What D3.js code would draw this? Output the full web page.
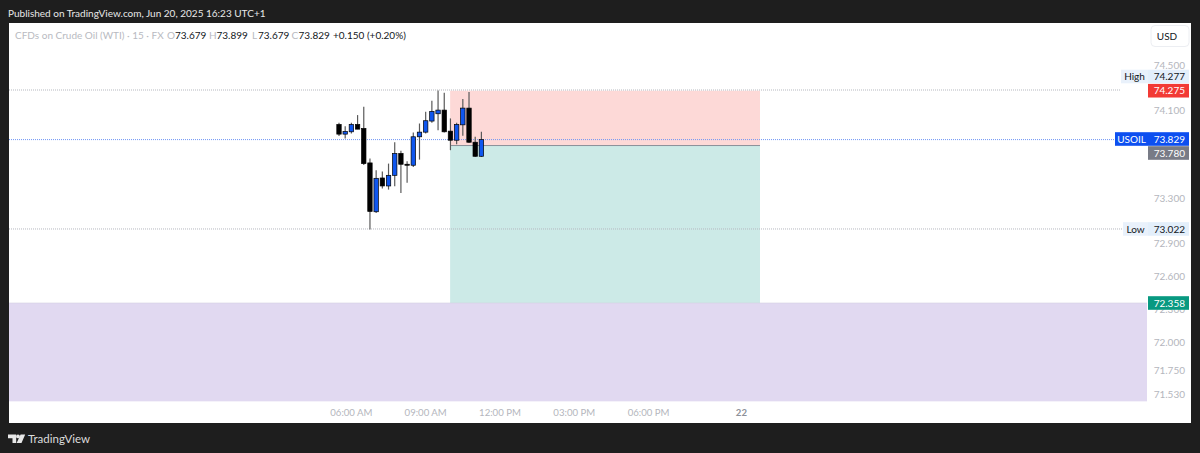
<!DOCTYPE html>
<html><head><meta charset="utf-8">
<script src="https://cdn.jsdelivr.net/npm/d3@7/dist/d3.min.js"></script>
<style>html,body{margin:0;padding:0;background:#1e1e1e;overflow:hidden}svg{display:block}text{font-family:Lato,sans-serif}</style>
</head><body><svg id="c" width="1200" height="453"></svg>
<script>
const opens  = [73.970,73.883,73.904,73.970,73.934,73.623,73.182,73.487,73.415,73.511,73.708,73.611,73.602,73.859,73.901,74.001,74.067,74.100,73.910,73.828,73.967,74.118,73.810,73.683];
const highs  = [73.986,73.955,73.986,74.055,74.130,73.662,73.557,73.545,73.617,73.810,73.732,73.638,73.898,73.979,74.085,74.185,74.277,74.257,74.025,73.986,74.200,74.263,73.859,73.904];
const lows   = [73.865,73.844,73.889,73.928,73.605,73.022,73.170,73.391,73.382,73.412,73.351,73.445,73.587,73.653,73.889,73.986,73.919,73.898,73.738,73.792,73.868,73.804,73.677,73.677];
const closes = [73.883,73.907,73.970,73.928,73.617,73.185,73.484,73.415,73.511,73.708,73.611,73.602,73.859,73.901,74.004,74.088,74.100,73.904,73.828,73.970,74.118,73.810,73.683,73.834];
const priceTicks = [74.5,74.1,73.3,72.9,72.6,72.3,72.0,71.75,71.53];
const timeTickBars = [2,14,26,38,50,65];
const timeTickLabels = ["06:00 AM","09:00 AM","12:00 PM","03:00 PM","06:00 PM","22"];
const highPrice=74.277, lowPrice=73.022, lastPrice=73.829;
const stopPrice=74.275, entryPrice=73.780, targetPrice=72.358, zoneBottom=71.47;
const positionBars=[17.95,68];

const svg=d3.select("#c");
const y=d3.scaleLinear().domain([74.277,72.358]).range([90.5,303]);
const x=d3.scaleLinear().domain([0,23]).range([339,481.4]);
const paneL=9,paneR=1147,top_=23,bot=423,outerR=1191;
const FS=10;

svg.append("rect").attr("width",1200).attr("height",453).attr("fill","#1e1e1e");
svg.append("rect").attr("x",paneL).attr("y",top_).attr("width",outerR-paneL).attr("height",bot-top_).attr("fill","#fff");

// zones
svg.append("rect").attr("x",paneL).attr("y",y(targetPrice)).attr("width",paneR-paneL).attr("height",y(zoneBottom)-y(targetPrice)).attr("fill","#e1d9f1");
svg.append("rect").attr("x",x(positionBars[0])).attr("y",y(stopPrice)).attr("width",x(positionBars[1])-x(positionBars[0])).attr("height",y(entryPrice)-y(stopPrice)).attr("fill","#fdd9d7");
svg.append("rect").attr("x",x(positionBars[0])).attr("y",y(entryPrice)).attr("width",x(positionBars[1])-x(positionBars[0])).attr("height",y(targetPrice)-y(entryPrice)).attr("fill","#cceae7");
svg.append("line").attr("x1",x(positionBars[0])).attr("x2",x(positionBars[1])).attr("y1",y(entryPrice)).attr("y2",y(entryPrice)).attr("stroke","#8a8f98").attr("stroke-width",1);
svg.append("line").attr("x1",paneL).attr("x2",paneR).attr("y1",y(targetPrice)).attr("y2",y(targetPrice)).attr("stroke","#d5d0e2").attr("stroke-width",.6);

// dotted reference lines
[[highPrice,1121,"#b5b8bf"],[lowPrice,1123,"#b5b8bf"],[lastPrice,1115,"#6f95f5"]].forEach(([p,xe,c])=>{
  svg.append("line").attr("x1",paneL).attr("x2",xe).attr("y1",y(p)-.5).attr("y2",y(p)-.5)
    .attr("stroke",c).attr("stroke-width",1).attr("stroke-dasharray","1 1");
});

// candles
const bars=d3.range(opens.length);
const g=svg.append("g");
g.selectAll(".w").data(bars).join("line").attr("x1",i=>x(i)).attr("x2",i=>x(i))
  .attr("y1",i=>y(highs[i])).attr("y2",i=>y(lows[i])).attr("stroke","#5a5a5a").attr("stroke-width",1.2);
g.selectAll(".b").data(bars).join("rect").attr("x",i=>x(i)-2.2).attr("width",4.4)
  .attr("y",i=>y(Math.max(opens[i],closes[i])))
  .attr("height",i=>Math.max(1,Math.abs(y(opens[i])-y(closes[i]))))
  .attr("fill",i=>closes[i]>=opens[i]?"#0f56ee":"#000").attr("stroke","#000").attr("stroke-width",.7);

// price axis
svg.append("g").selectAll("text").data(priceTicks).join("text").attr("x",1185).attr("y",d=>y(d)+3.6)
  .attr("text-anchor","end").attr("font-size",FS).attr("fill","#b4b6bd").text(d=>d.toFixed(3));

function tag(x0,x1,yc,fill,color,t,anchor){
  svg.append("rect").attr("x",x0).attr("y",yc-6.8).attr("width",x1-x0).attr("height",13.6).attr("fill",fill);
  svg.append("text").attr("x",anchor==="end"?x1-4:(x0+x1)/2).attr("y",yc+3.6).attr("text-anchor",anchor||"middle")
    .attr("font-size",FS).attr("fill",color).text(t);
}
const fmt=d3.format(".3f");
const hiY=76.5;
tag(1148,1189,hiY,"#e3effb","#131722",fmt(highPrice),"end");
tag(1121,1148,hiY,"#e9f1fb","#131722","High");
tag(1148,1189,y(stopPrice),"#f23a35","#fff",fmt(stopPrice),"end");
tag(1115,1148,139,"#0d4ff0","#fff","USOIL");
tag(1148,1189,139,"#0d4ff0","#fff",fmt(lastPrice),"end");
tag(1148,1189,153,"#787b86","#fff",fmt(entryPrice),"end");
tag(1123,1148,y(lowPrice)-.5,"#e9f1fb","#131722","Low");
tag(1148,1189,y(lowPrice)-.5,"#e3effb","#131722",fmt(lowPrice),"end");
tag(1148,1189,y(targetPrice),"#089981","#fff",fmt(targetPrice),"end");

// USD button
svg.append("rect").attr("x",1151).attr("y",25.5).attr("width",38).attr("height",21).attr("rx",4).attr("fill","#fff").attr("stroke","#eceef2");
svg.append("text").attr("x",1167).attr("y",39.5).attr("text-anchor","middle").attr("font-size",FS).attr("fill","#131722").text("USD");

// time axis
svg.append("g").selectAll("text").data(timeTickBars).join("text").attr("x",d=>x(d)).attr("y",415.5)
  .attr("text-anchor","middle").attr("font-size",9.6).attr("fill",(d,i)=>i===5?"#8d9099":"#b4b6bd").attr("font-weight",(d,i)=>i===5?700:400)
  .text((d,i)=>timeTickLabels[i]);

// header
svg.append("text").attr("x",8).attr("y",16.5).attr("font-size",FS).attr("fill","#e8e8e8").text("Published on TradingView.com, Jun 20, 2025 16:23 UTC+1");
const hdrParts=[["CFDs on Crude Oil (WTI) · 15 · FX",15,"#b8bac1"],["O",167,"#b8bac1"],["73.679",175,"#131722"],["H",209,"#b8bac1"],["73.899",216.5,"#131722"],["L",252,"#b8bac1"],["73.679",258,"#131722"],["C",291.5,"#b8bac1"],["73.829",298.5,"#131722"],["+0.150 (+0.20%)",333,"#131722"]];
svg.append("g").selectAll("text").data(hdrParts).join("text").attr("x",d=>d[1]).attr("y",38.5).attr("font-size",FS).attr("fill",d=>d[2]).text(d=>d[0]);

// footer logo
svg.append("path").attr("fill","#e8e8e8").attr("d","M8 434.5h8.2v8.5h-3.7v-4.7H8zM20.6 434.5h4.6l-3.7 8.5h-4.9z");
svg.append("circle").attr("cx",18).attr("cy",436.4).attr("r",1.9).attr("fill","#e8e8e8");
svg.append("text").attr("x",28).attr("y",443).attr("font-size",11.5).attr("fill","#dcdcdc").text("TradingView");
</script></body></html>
────
Without including any pictures, print all of the material exactly as given.

■ **FINAL RESULT**:
What D3.js code would draw this? Output the full web page.
<!DOCTYPE html>
<html><head><meta charset="utf-8">
<script src="https://cdn.jsdelivr.net/npm/d3@7/dist/d3.min.js"></script>
<style>html,body{margin:0;padding:0;background:#1e1e1e;overflow:hidden}svg{display:block}text{font-family:Lato,sans-serif}</style>
</head><body><svg id="c" width="1200" height="453"></svg>
<script>
const opens  = [73.970,73.883,73.904,73.970,73.934,73.623,73.182,73.487,73.415,73.511,73.708,73.611,73.602,73.859,73.901,74.001,74.067,74.100,73.910,73.828,73.967,74.118,73.810,73.683];
const highs  = [73.986,73.955,73.986,74.055,74.130,73.662,73.557,73.545,73.617,73.810,73.732,73.638,73.898,73.979,74.085,74.185,74.277,74.257,74.025,73.986,74.200,74.263,73.859,73.904];
const lows   = [73.865,73.844,73.889,73.928,73.605,73.022,73.170,73.391,73.382,73.412,73.351,73.445,73.587,73.653,73.889,73.986,73.919,73.898,73.738,73.792,73.868,73.804,73.677,73.677];
const closes = [73.883,73.907,73.970,73.928,73.617,73.185,73.484,73.415,73.511,73.708,73.611,73.602,73.859,73.901,74.004,74.088,74.100,73.904,73.828,73.970,74.118,73.810,73.683,73.834];
const priceTicks = [74.5,74.1,73.3,72.9,72.6,72.3,72.0,71.75,71.53];
const timeTickBars = [2,14,26,38,50,65];
const timeTickLabels = ["06:00 AM","09:00 AM","12:00 PM","03:00 PM","06:00 PM","22"];
const highPrice=74.277, lowPrice=73.022, lastPrice=73.829;
const stopPrice=74.275, entryPrice=73.780, targetPrice=72.358, zoneBottom=71.47;
const positionBars=[17.95,68];

const svg=d3.select("#c");
const y=d3.scaleLinear().domain([74.277,72.358]).range([90.5,303]);
const x=d3.scaleLinear().domain([0,23]).range([339,481.4]);
const paneL=9,paneR=1147,top_=23,bot=423,outerR=1191;
const FS=10;

svg.append("rect").attr("width",1200).attr("height",453).attr("fill","#1e1e1e");
svg.append("rect").attr("x",paneL).attr("y",top_).attr("width",outerR-paneL).attr("height",bot-top_).attr("fill","#fff");

// zones
svg.append("rect").attr("x",paneL).attr("y",y(targetPrice)).attr("width",paneR-paneL).attr("height",y(zoneBottom)-y(targetPrice)).attr("fill","#e1d9f1");
svg.append("rect").attr("x",x(positionBars[0])).attr("y",y(stopPrice)).attr("width",x(positionBars[1])-x(positionBars[0])).attr("height",y(entryPrice)-y(stopPrice)).attr("fill","#fdd9d7");
svg.append("rect").attr("x",x(positionBars[0])).attr("y",y(entryPrice)).attr("width",x(positionBars[1])-x(positionBars[0])).attr("height",y(targetPrice)-y(entryPrice)).attr("fill","#cceae7");
svg.append("line").attr("x1",x(positionBars[0])).attr("x2",x(positionBars[1])).attr("y1",y(entryPrice)).attr("y2",y(entryPrice)).attr("stroke","#8a8f98").attr("stroke-width",1);
svg.append("line").attr("x1",paneL).attr("x2",paneR).attr("y1",y(targetPrice)).attr("y2",y(targetPrice)).attr("stroke","#d5d0e2").attr("stroke-width",.6);

// dotted reference lines
[[highPrice,1121,"#b5b8bf"],[lowPrice,1123,"#b5b8bf"],[lastPrice,1115,"#6f95f5"]].forEach(([p,xe,c])=>{
  svg.append("line").attr("x1",paneL).attr("x2",xe).attr("y1",y(p)-.5).attr("y2",y(p)-.5)
    .attr("stroke",c).attr("stroke-width",1).attr("stroke-dasharray","1 1");
});

// candles
const bars=d3.range(opens.length);
const g=svg.append("g");
g.selectAll(".w").data(bars).join("line").attr("x1",i=>x(i)).attr("x2",i=>x(i))
  .attr("y1",i=>y(highs[i])).attr("y2",i=>y(lows[i])).attr("stroke","#5a5a5a").attr("stroke-width",1.2);
g.selectAll(".b").data(bars).join("rect").attr("x",i=>x(i)-2.2).attr("width",4.4)
  .attr("y",i=>y(Math.max(opens[i],closes[i])))
  .attr("height",i=>Math.max(1,Math.abs(y(opens[i])-y(closes[i]))))
  .attr("fill",i=>closes[i]>=opens[i]?"#0f56ee":"#000").attr("stroke","#000").attr("stroke-width",.7);

// price axis
svg.append("g").selectAll("text").data(priceTicks).join("text").attr("x",1185).attr("y",d=>y(d)+3.6)
  .attr("text-anchor","end").attr("font-size",FS).attr("fill","#b4b6bd").text(d=>d.toFixed(3));

function tag(x0,x1,yc,fill,color,t,anchor){
  svg.append("rect").attr("x",x0).attr("y",yc-6.8).attr("width",x1-x0).attr("height",13.6).attr("fill",fill);
  svg.append("text").attr("x",anchor==="end"?x1-4:(x0+x1)/2).attr("y",yc+3.6).attr("text-anchor",anchor||"middle")
    .attr("font-size",FS).attr("fill",color).text(t);
}
const fmt=d3.format(".3f");
const hiY=76.5;
tag(1148,1189,hiY,"#e3effb","#131722",fmt(highPrice),"end");
tag(1121,1148,hiY,"#e9f1fb","#131722","High");
tag(1148,1189,y(stopPrice),"#f23a35","#fff",fmt(stopPrice),"end");
tag(1115,1148,139,"#0d4ff0","#fff","USOIL");
tag(1148,1189,139,"#0d4ff0","#fff",fmt(lastPrice),"end");
tag(1148,1189,153,"#787b86","#fff",fmt(entryPrice),"end");
tag(1123,1148,y(lowPrice)-.5,"#e9f1fb","#131722","Low");
tag(1148,1189,y(lowPrice)-.5,"#e3effb","#131722",fmt(lowPrice),"end");
tag(1148,1189,y(targetPrice),"#089981","#fff",fmt(targetPrice),"end");

// USD button
svg.append("rect").attr("x",1151).attr("y",25.5).attr("width",38).attr("height",21).attr("rx",4).attr("fill","#fff").attr("stroke","#eceef2");
svg.append("text").attr("x",1167).attr("y",39.5).attr("text-anchor","middle").attr("font-size",FS).attr("fill","#131722").text("USD");

// time axis
svg.append("g").selectAll("text").data(timeTickBars).join("text").attr("x",d=>x(d)).attr("y",415.5)
  .attr("text-anchor","middle").attr("font-size",9.6).attr("fill",(d,i)=>i===5?"#8d9099":"#b4b6bd").attr("font-weight",(d,i)=>i===5?700:400)
  .text((d,i)=>timeTickLabels[i]);

// header
svg.append("text").attr("x",8).attr("y",16.5).attr("font-size",FS).attr("fill","#e8e8e8").text("Published on TradingView.com, Jun 20, 2025 16:23 UTC+1");
const hdrParts=[["CFDs on Crude Oil (WTI) · 15 · FX",15,"#b8bac1"],["O",167,"#b8bac1"],["73.679",175,"#131722"],["H",209,"#b8bac1"],["73.899",216.5,"#131722"],["L",252,"#b8bac1"],["73.679",258,"#131722"],["C",291.5,"#b8bac1"],["73.829",298.5,"#131722"],["+0.150 (+0.20%)",333,"#131722"]];
svg.append("g").selectAll("text").data(hdrParts).join("text").attr("x",d=>d[1]).attr("y",38.5).attr("font-size",FS).attr("fill",d=>d[2]).text(d=>d[0]);

// footer logo
svg.append("path").attr("fill","#e8e8e8").attr("d","M8 434.5h8.2v8.5h-3.7v-4.7H8zM20.6 434.5h4.6l-3.7 8.5h-4.9z");
svg.append("circle").attr("cx",18).attr("cy",436.4).attr("r",1.9).attr("fill","#e8e8e8");
svg.append("text").attr("x",28).attr("y",443).attr("font-size",11.5).attr("fill","#dcdcdc").text("TradingView");
</script></body></html>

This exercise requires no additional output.